____ Given entries

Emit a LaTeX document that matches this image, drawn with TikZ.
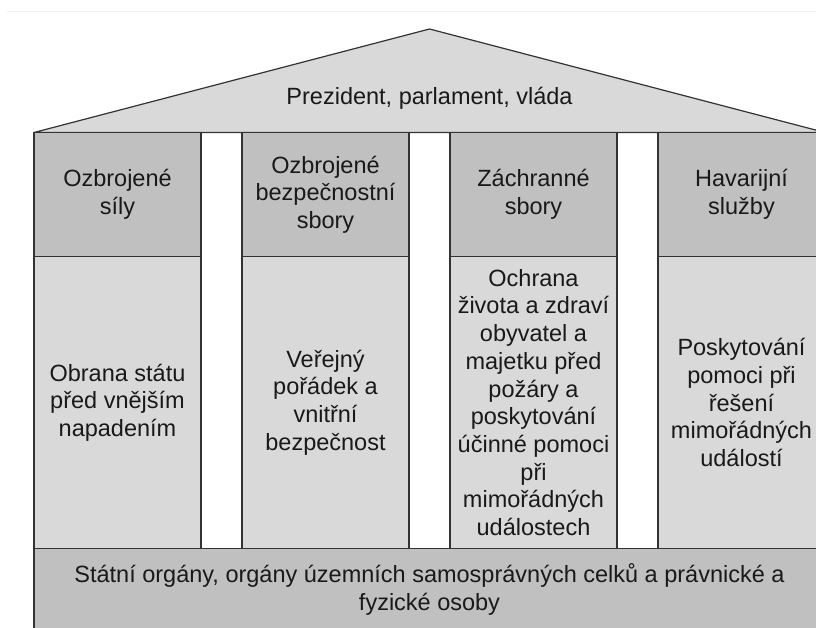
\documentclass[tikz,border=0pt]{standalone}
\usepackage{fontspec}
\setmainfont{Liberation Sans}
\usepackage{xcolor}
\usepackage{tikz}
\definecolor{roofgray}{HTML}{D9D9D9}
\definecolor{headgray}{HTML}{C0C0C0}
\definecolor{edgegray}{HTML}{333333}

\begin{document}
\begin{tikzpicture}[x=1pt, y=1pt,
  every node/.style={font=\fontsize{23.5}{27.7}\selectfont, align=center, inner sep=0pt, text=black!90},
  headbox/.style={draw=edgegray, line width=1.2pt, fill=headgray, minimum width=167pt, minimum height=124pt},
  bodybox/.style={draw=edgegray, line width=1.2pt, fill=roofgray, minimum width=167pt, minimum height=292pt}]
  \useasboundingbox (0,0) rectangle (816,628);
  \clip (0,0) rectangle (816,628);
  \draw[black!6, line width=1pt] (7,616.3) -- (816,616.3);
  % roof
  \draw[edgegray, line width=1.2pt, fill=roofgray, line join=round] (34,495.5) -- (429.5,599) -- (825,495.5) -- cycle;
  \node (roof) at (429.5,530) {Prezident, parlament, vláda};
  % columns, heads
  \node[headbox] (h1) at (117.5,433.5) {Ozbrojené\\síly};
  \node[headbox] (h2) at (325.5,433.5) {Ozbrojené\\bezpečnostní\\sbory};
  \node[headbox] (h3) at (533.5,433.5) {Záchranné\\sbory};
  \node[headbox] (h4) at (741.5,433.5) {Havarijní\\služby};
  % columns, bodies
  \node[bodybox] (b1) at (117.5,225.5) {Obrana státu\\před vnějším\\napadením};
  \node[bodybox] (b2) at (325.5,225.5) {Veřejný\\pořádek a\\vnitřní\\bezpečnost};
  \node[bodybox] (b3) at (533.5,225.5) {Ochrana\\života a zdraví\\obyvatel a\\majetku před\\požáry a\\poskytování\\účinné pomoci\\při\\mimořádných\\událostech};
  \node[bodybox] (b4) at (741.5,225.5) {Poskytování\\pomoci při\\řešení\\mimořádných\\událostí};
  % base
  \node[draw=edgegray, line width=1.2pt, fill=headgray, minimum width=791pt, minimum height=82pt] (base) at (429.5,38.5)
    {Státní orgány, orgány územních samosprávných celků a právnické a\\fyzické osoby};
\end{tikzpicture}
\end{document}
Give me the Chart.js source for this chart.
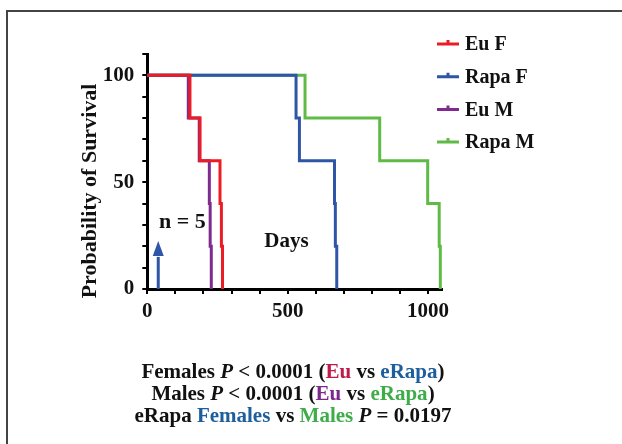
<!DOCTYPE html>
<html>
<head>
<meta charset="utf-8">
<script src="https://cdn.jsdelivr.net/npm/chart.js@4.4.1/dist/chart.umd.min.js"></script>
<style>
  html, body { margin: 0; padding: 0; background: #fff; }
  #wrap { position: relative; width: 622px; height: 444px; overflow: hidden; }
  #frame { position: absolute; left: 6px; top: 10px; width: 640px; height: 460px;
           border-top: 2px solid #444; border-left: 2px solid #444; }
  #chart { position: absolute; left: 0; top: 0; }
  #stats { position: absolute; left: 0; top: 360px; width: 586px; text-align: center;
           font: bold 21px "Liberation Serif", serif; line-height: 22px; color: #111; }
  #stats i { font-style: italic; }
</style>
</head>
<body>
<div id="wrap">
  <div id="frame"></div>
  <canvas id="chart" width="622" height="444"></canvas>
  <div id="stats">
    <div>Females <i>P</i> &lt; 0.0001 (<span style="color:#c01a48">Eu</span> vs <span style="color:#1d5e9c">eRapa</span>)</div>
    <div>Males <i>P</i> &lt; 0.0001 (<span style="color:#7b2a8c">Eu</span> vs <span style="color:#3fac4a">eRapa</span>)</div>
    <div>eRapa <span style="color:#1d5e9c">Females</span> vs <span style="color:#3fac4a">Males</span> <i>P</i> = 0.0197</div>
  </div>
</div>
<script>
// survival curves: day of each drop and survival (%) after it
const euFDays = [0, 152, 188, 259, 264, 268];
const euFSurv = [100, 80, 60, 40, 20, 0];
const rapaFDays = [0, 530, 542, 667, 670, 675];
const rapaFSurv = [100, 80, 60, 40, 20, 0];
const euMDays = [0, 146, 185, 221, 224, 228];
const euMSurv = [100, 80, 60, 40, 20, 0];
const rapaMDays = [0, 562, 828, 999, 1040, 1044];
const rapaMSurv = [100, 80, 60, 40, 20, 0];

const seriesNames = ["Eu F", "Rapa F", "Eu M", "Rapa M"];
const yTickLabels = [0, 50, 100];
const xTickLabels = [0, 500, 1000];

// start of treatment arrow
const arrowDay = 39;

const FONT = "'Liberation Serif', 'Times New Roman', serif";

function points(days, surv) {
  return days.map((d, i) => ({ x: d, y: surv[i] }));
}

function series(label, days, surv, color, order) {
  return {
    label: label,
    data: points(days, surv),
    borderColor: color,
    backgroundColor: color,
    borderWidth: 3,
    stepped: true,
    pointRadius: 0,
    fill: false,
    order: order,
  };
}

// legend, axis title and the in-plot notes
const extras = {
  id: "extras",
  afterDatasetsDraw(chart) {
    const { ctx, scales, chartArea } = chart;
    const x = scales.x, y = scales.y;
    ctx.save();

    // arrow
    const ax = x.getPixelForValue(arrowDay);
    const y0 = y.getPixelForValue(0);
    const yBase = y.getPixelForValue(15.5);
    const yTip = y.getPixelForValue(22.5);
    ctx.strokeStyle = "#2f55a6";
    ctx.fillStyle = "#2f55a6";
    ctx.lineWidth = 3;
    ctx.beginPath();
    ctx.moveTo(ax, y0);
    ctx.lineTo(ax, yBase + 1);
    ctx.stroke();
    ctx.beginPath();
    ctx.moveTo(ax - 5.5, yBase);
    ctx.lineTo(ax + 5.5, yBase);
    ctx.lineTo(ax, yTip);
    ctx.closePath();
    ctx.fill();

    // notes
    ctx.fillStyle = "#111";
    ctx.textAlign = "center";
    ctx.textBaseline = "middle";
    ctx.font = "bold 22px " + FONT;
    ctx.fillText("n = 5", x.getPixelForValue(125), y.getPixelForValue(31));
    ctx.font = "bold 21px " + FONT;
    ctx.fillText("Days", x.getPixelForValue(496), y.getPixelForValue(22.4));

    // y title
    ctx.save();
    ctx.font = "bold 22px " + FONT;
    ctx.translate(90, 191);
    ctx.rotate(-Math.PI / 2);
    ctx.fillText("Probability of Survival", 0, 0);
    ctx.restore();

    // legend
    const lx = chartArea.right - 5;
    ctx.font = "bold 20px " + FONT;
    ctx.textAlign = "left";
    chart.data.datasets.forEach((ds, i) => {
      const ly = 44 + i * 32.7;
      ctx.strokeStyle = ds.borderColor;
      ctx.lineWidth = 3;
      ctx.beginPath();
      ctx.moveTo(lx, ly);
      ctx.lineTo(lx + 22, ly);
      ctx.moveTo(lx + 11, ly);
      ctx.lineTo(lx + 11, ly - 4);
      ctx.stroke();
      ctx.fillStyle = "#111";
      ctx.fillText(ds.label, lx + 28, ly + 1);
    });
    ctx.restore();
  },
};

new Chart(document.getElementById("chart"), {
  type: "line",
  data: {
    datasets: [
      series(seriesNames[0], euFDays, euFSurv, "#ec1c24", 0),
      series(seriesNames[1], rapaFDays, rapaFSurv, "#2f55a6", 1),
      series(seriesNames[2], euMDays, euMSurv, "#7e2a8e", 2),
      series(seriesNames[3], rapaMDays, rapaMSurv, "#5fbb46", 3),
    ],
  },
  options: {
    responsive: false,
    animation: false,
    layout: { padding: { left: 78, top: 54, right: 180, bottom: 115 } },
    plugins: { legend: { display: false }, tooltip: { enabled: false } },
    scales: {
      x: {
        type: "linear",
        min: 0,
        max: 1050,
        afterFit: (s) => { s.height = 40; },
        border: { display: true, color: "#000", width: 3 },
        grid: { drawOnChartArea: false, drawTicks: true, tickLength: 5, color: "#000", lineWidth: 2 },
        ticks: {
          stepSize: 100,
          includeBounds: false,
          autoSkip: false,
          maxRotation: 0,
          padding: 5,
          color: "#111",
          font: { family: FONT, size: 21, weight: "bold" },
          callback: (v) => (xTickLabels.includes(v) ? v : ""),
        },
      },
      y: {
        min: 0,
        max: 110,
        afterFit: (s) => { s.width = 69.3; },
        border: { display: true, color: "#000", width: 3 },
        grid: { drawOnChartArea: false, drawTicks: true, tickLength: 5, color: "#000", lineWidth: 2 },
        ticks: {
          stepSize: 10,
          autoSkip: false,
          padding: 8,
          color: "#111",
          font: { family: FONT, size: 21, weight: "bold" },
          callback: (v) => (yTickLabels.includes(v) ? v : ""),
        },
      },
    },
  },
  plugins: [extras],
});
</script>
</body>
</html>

________

◆ **Objective**: Among the entries above, identify all lines with "this" and copy them.

◆ **Result below**:
Emit a LaTeX document that matches this image, drawn with TikZ.
Give me the Chart.js source for this chart.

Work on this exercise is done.